Additionally, the American Cancer Society (ACS) no longer even recommends manual breast exams. As of October of 2015, the organization recommends only mammograms – which Planned Parenthood does not offer.
“Breast exams, either from a medical provider or self-exams, are no longer recommended,” ACS states. “Breast exams are no longer a part of the screening recommendations because research does not show they provide a clear benefit. Still, the American Cancer Society says all women should be familiar with how their breasts normally look and feel and report any changes to their health care provider right away.”
Nevertheless, abortion is essential to Planned Parenthood’s survival.
“The abortion part of Planned Parenthood is an important part of what we do,” its president Cecile Richards said last week.
Planned Parenthood was founded by eugenicist Margaret Sanger who said black people are an inferior race that must be weeded out. Sanger launched The Negro Project in 1939 and worked to reduce the black population. Joining with elite and well-known African-Americans Mary McLeod Bethune, W.E.B. DuBois, and Rev. Adam Clayton Powell, Sr., the Negro Project was sold as a solution to poverty and high birth rates among the black community. At the same time Sanger promoted her theory of “eliminating the unfit,” she also condemned charitable organizations that she believed were elevating the very population that needed to be weeded out.
Dr. Alveda King, niece of Dr. Martin Luther King Jr. and a pastor and director of Civil Rights for the Unborn, said Monday, “On this last day of Black History Month, we reaffirm that, acting under the banner Civil Rights for the Unborn, we will clearly and forcefully continue to heighten awareness in the black community that civil rights begin when life begins.”
Planned Parenthood has vowed to spend millions of dollars to support Hillary Clinton in the Democratic primary. Clinton is an avid champion of the abortion business.

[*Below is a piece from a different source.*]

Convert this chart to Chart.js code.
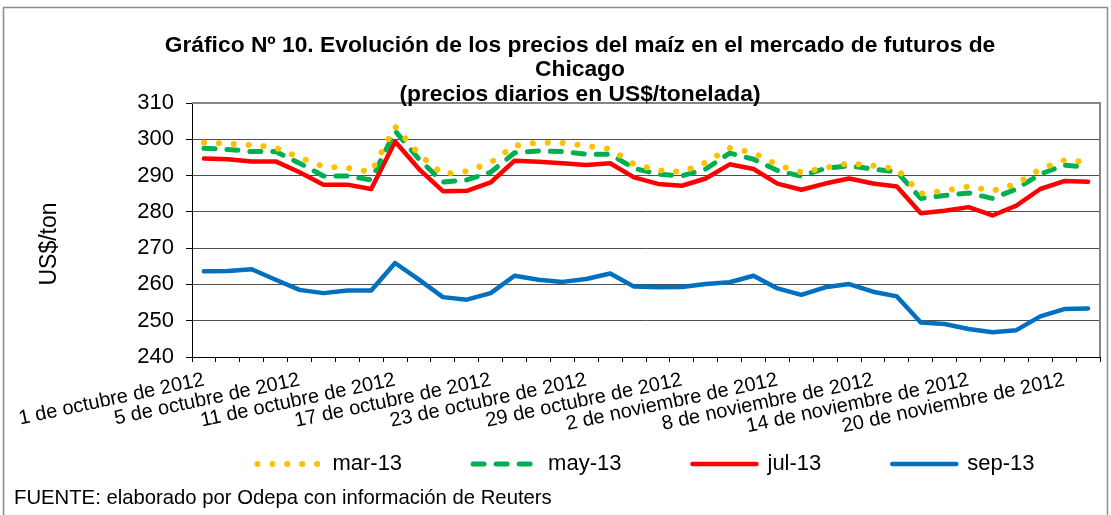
<!DOCTYPE html>
<html>
<head>
<meta charset="utf-8">
<title>Gráfico Nº 10</title>
<script src="https://cdn.jsdelivr.net/npm/chart.js@4/dist/chart.umd.min.js"></script>
<style>
	body { margin: 0; background: #fff; }
	#wrap { position: relative; width: 1111px; height: 515px; }
</style>
</head>
<body>
<div id="wrap"><canvas id="grafico"></canvas></div>
<script>
// fechas de cotizacion (dias habiles)
var fechas = [
	'1 de octubre de 2012', '2 de octubre de 2012', '3 de octubre de 2012', '4 de octubre de 2012',
	'5 de octubre de 2012', '8 de octubre de 2012', '9 de octubre de 2012', '10 de octubre de 2012',
	'11 de octubre de 2012', '12 de octubre de 2012', '15 de octubre de 2012', '16 de octubre de 2012',
	'17 de octubre de 2012', '18 de octubre de 2012', '19 de octubre de 2012', '22 de octubre de 2012',
	'23 de octubre de 2012', '24 de octubre de 2012', '25 de octubre de 2012', '26 de octubre de 2012',
	'29 de octubre de 2012', '30 de octubre de 2012', '31 de octubre de 2012', '1 de noviembre de 2012',
	'2 de noviembre de 2012', '5 de noviembre de 2012', '6 de noviembre de 2012', '7 de noviembre de 2012',
	'8 de noviembre de 2012', '9 de noviembre de 2012', '12 de noviembre de 2012', '13 de noviembre de 2012',
	'14 de noviembre de 2012', '15 de noviembre de 2012', '16 de noviembre de 2012', '19 de noviembre de 2012',
	'20 de noviembre de 2012', '21 de noviembre de 2012'
];

var mar13 = [299.1, 298.8, 298.4, 297.7, 295.0, 292.5, 292.1, 291.0, 303.5, 295.9,
	290.4, 291.2, 293.6, 298.2, 299.1, 299.0, 298.2, 297.3, 293.1, 291.5,
	291.0, 293.6, 297.6, 296.3, 292.9, 290.9, 292.1, 293.4, 292.7, 291.8,
	285.0, 285.8, 287.0, 285.8, 287.7, 291.8, 294.2, 293.8];

var may13 = [297.5, 297.2, 296.6, 296.6, 293.4, 289.9, 289.9, 288.8, 302.3, 294.5,
	288.2, 288.8, 290.9, 296.3, 296.8, 296.6, 295.9, 295.9, 292.0, 290.4,
	289.9, 291.8, 296.2, 294.5, 291.4, 289.8, 292.0, 292.7, 291.8, 291.0,
	283.7, 284.5, 285.2, 283.7, 286.3, 290.4, 292.9, 292.2];

var jul13 = [294.7, 294.5, 293.9, 293.9, 290.9, 287.5, 287.5, 286.3, 299.4, 291.8,
	285.7, 285.8, 288.1, 294.1, 293.8, 293.4, 292.9, 293.4, 289.5, 287.7,
	287.2, 289.2, 293.1, 291.8, 287.8, 286.1, 287.8, 289.2, 287.8, 287.0,
	279.6, 280.3, 281.3, 279.0, 281.7, 286.3, 288.5, 288.3];

var sep13 = [263.6, 263.7, 264.2, 261.3, 258.5, 257.6, 258.3, 258.3, 265.9, 261.3,
	256.5, 255.8, 257.6, 262.4, 261.3, 260.7, 261.5, 263.0, 259.4, 259.2,
	259.3, 260.1, 260.6, 262.4, 258.9, 257.1, 259.2, 260.1, 258.0, 256.7,
	249.5, 249.1, 247.7, 246.8, 247.4, 251.2, 253.2, 253.4];

var titulo = [
	'Gráfico Nº 10. Evolución de los precios del maíz en el mercado de futuros de',
	'Chicago',
	'(precios diarios en US$/tonelada)'
];
var ejeY = 'US$/ton';
var fuente = 'FUENTE: elaborado por Odepa con información de Reuters';

var FONT = "'Liberation Sans', Arial, sans-serif";
Chart.defaults.color = '#000';
Chart.defaults.font.family = FONT;

// textos y marcos que Chart.js no pone donde los queremos
var decorado = {
	id: 'decorado',
	beforeDatasetsDraw: function (chart) {
		var ctx = chart.ctx, a = chart.chartArea;
		ctx.save();
		ctx.strokeStyle = '#868686';
		ctx.lineWidth = 2;
		ctx.beginPath();
		ctx.moveTo(a.left, a.top);
		ctx.lineTo(a.right, a.top);
		ctx.lineTo(a.right, a.bottom);
		ctx.stroke();
		ctx.restore();
	},
	afterDraw: function (chart) {
		var ctx = chart.ctx;
		ctx.save();
		ctx.strokeStyle = '#8c8c8c';
		ctx.lineWidth = 1.5;
		ctx.strokeRect(3.5, 7.5, 1104, 530);

		ctx.fillStyle = '#000';
		ctx.textAlign = 'center';
		ctx.textBaseline = 'middle';
		ctx.font = 'bold 22.8px ' + FONT;
		ctx.fillText(titulo[0], 580, 46);
		ctx.fillText(titulo[1], 580, 70);
		ctx.fillText(titulo[2], 580, 95);

		ctx.font = '20.3px ' + FONT;
		ctx.textAlign = 'left';
		ctx.fillText(fuente, 14, 498);

		ctx.font = '23px ' + FONT;
		ctx.translate(50, 244);
		ctx.rotate(-Math.PI / 2);
		ctx.textAlign = 'center';
		ctx.fillText(ejeY, 0, 0);
		ctx.restore();
	}
};

function serie(label, data, color, width, dash, cap) {
	return {
		label: label,
		data: data,
		borderColor: color,
		backgroundColor: color,
		borderWidth: width,
		borderDash: dash,
		borderCapStyle: cap,
		borderJoinStyle: 'round',
		pointRadius: 0,
		tension: 0,
		fill: false
	};
}

// la leyenda toma el trazo de la serie (no el del punto)
function leyenda(chart) {
	var items = Chart.defaults.plugins.legend.labels.generateLabels(chart);
	items.forEach(function (it, i) {
		var ds = chart.data.datasets[it.datasetIndex];
		it.lineDash = ds.borderDash;
		it.lineCap = ds.borderCapStyle;
		it.lineWidth = ds.borderWidth;
		it.strokeStyle = ds.borderColor;
		if (i < items.length - 1) it.text += '         ';
	});
	return items;
}

new Chart(document.getElementById('grafico'), {
	type: 'line',
	data: {
		labels: fechas,
		datasets: [
			serie('mar-13', mar13, '#FFC000', 6, [0.1, 14.8], 'round'),
			serie('may-13', may13, '#00B050', 5, [11, 12], 'round'),
			serie('jul-13', jul13, '#FF0000', 4.5, [], 'round'),
			serie('sep-13', sep13, '#0070C0', 4.5, [], 'round')
		]
	},
	options: {
		responsive: true,
		maintainAspectRatio: false,
		animation: false,
		events: [],
		layout: { padding: { top: 103, right: 11, bottom: 30, left: 0 } },
		plugins: {
			title: { display: false },
			tooltip: { enabled: false },
			legend: {
				position: 'bottom',
				fullSize: false,
				labels: {
					usePointStyle: true,
					pointStyle: 'line',
					pointStyleWidth: 64,
					padding: 16,
					font: { size: 22 },
					color: '#000',
					generateLabels: leyenda
				}
			}
		},
		scales: {
			x: {
				offset: true,
				grid: {
					offset: true,
					drawOnChartArea: false,
					drawTicks: true,
					tickLength: 5,
					tickColor: '#000'
				},
				border: { color: '#000', width: 1 },
				ticks: {
					autoSkip: false,
					minRotation: 12,
					maxRotation: 12,
					padding: 6,
					font: { size: 20 },
					callback: function (v, i) { return i % 4 === 0 ? fechas[i] : ''; }
				},
				afterFit: function (s) { s.height = 80; }
			},
			y: {
				min: 240,
				max: 310,
				ticks: { stepSize: 10, padding: 12, font: { size: 22 } },
				grid: { color: '#4d4d4d', lineWidth: 1, tickLength: 6, tickColor: '#000' },
				border: { color: '#000', width: 1 },
				afterFit: function (s) { s.width = 192; }
			}
		}
	},
	plugins: [decorado]
});
</script>
</body>
</html>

Increasingly more Americans, however, are in favor of restrictions on abortion.
A recent Marist College Institute for Public Opinion poll found a full 81 percent of Americans favor some restrictions on abortion — including limiting the procedure after the first three months — and a continued ban on public funding of abortion.
In the survey of 1,700 Americans, even 66 percent of respondents who identify themselves as pro-choice say, “Abortion should be allowed, at most, in the first trimester, in cases of rape, incest or to save the life of the mother, or never permitted.”